If you haven’t been paying attention to the markets these last two days, perk up, it’s a perfect example of how you should invest with your head and not with your heart. Yesterday, the Fed bumped up interest rates another quarter point, as expected, and gave guidance that suggested further rate hikes were in our future. What was supposed to be routine, suddenly went sour. According to Google Finance’s historical records, at 2:16pm, the Dow Jones Industrial Average was at 11,267.08. (the meeting is at 2pm) By 2:32pm, it was at 11,193.04, or a loss of 74.04 in sixteen minutes. The Dow closed at 11,156.86 – a drop of 110.22 from the 2:16pm value.

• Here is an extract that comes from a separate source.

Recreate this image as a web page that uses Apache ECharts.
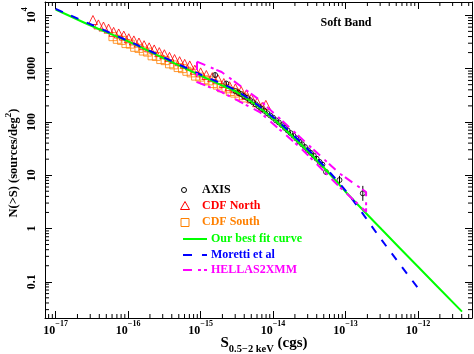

None of the fundamentals concerning the companies in the Dow changed. The prospects of our economy didn’t really change either, still humming along even with the Fed fiddling with rates to control inflation. There wasn’t a real obvious reason for the fall other than a gut-reaction by the markets that, if you looked today, were a little excessive. As of this writing, the Dow is up 77.28 to 11,228.42 which is about where it opened yesterday. Kirk has declared the market in full lift-off mode and that those who sold yesterday found themselves on the business end of Mr. Market this morning.

The moral of this story? Don’t trade with your heart. Don’t buy into the hype and don’t sell on your fears. Keep your head screwed on straight and let the numbers do the talking.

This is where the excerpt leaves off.